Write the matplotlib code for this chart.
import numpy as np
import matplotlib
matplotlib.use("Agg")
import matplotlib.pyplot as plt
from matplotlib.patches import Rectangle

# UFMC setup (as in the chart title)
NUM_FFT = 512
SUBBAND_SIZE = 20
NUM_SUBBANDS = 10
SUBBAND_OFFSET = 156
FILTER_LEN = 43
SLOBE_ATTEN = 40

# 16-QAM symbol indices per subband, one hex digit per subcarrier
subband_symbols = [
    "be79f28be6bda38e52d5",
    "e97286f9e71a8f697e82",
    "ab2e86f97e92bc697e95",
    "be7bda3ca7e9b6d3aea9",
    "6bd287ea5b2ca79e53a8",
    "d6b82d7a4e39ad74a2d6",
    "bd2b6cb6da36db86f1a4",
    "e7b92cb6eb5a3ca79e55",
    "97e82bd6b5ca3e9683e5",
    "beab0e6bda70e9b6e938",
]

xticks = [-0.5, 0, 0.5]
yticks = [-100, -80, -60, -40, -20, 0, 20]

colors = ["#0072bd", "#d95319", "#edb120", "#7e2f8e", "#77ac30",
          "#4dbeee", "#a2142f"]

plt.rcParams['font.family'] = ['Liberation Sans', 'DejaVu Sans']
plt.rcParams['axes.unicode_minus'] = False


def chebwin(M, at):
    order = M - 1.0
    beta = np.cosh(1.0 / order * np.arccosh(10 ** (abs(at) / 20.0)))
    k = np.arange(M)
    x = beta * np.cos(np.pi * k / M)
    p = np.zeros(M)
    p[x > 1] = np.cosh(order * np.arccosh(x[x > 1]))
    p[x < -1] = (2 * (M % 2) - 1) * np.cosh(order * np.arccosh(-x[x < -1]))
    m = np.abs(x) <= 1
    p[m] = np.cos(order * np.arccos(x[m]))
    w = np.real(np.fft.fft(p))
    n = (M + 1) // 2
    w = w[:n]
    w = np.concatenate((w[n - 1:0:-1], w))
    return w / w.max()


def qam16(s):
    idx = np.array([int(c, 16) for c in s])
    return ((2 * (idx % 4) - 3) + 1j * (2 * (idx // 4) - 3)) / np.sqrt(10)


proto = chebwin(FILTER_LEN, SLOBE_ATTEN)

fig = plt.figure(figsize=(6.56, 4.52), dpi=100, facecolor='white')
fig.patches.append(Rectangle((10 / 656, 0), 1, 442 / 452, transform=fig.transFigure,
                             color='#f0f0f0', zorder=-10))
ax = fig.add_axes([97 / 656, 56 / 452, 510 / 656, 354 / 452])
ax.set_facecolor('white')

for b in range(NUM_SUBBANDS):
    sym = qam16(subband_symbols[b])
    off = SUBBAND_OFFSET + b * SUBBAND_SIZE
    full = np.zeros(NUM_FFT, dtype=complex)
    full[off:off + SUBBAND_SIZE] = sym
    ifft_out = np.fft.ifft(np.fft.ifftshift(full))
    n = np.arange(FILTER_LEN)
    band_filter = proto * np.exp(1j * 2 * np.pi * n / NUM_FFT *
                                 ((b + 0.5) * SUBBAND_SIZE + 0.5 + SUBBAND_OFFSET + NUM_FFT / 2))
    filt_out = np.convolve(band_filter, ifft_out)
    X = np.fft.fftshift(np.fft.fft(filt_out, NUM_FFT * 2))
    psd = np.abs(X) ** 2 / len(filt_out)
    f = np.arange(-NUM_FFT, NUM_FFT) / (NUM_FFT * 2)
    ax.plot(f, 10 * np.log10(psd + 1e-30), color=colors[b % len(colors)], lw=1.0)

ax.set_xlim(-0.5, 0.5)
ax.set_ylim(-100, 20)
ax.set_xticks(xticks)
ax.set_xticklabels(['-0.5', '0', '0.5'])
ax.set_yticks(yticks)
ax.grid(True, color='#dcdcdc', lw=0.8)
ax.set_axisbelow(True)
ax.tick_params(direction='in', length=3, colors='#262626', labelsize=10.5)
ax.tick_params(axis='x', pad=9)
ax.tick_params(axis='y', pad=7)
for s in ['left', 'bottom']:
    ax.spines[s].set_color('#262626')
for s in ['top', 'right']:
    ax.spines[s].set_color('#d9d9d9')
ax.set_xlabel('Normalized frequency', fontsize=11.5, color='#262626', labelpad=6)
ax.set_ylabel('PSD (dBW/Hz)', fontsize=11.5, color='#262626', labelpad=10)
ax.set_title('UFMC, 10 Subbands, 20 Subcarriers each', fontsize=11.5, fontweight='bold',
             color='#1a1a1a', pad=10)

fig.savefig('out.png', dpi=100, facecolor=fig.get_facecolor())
—————
What you need to do | Recite the full listing above exactly.

Response to the exercise |
Write the matplotlib code for this chart.
import numpy as np
import matplotlib
matplotlib.use("Agg")
import matplotlib.pyplot as plt
from matplotlib.patches import Rectangle

# UFMC setup (as in the chart title)
NUM_FFT = 512
SUBBAND_SIZE = 20
NUM_SUBBANDS = 10
SUBBAND_OFFSET = 156
FILTER_LEN = 43
SLOBE_ATTEN = 40

# 16-QAM symbol indices per subband, one hex digit per subcarrier
subband_symbols = [
    "be79f28be6bda38e52d5",
    "e97286f9e71a8f697e82",
    "ab2e86f97e92bc697e95",
    "be7bda3ca7e9b6d3aea9",
    "6bd287ea5b2ca79e53a8",
    "d6b82d7a4e39ad74a2d6",
    "bd2b6cb6da36db86f1a4",
    "e7b92cb6eb5a3ca79e55",
    "97e82bd6b5ca3e9683e5",
    "beab0e6bda70e9b6e938",
]

xticks = [-0.5, 0, 0.5]
yticks = [-100, -80, -60, -40, -20, 0, 20]

colors = ["#0072bd", "#d95319", "#edb120", "#7e2f8e", "#77ac30",
          "#4dbeee", "#a2142f"]

plt.rcParams['font.family'] = ['Liberation Sans', 'DejaVu Sans']
plt.rcParams['axes.unicode_minus'] = False


def chebwin(M, at):
    order = M - 1.0
    beta = np.cosh(1.0 / order * np.arccosh(10 ** (abs(at) / 20.0)))
    k = np.arange(M)
    x = beta * np.cos(np.pi * k / M)
    p = np.zeros(M)
    p[x > 1] = np.cosh(order * np.arccosh(x[x > 1]))
    p[x < -1] = (2 * (M % 2) - 1) * np.cosh(order * np.arccosh(-x[x < -1]))
    m = np.abs(x) <= 1
    p[m] = np.cos(order * np.arccos(x[m]))
    w = np.real(np.fft.fft(p))
    n = (M + 1) // 2
    w = w[:n]
    w = np.concatenate((w[n - 1:0:-1], w))
    return w / w.max()


def qam16(s):
    idx = np.array([int(c, 16) for c in s])
    return ((2 * (idx % 4) - 3) + 1j * (2 * (idx // 4) - 3)) / np.sqrt(10)


proto = chebwin(FILTER_LEN, SLOBE_ATTEN)

fig = plt.figure(figsize=(6.56, 4.52), dpi=100, facecolor='white')
fig.patches.append(Rectangle((10 / 656, 0), 1, 442 / 452, transform=fig.transFigure,
                             color='#f0f0f0', zorder=-10))
ax = fig.add_axes([97 / 656, 56 / 452, 510 / 656, 354 / 452])
ax.set_facecolor('white')

for b in range(NUM_SUBBANDS):
    sym = qam16(subband_symbols[b])
    off = SUBBAND_OFFSET + b * SUBBAND_SIZE
    full = np.zeros(NUM_FFT, dtype=complex)
    full[off:off + SUBBAND_SIZE] = sym
    ifft_out = np.fft.ifft(np.fft.ifftshift(full))
    n = np.arange(FILTER_LEN)
    band_filter = proto * np.exp(1j * 2 * np.pi * n / NUM_FFT *
                                 ((b + 0.5) * SUBBAND_SIZE + 0.5 + SUBBAND_OFFSET + NUM_FFT / 2))
    filt_out = np.convolve(band_filter, ifft_out)
    X = np.fft.fftshift(np.fft.fft(filt_out, NUM_FFT * 2))
    psd = np.abs(X) ** 2 / len(filt_out)
    f = np.arange(-NUM_FFT, NUM_FFT) / (NUM_FFT * 2)
    ax.plot(f, 10 * np.log10(psd + 1e-30), color=colors[b % len(colors)], lw=1.0)

ax.set_xlim(-0.5, 0.5)
ax.set_ylim(-100, 20)
ax.set_xticks(xticks)
ax.set_xticklabels(['-0.5', '0', '0.5'])
ax.set_yticks(yticks)
ax.grid(True, color='#dcdcdc', lw=0.8)
ax.set_axisbelow(True)
ax.tick_params(direction='in', length=3, colors='#262626', labelsize=10.5)
ax.tick_params(axis='x', pad=9)
ax.tick_params(axis='y', pad=7)
for s in ['left', 'bottom']:
    ax.spines[s].set_color('#262626')
for s in ['top', 'right']:
    ax.spines[s].set_color('#d9d9d9')
ax.set_xlabel('Normalized frequency', fontsize=11.5, color='#262626', labelpad=6)
ax.set_ylabel('PSD (dBW/Hz)', fontsize=11.5, color='#262626', labelpad=10)
ax.set_title('UFMC, 10 Subbands, 20 Subcarriers each', fontsize=11.5, fontweight='bold',
             color='#1a1a1a', pad=10)

fig.savefig('out.png', dpi=100, facecolor=fig.get_facecolor())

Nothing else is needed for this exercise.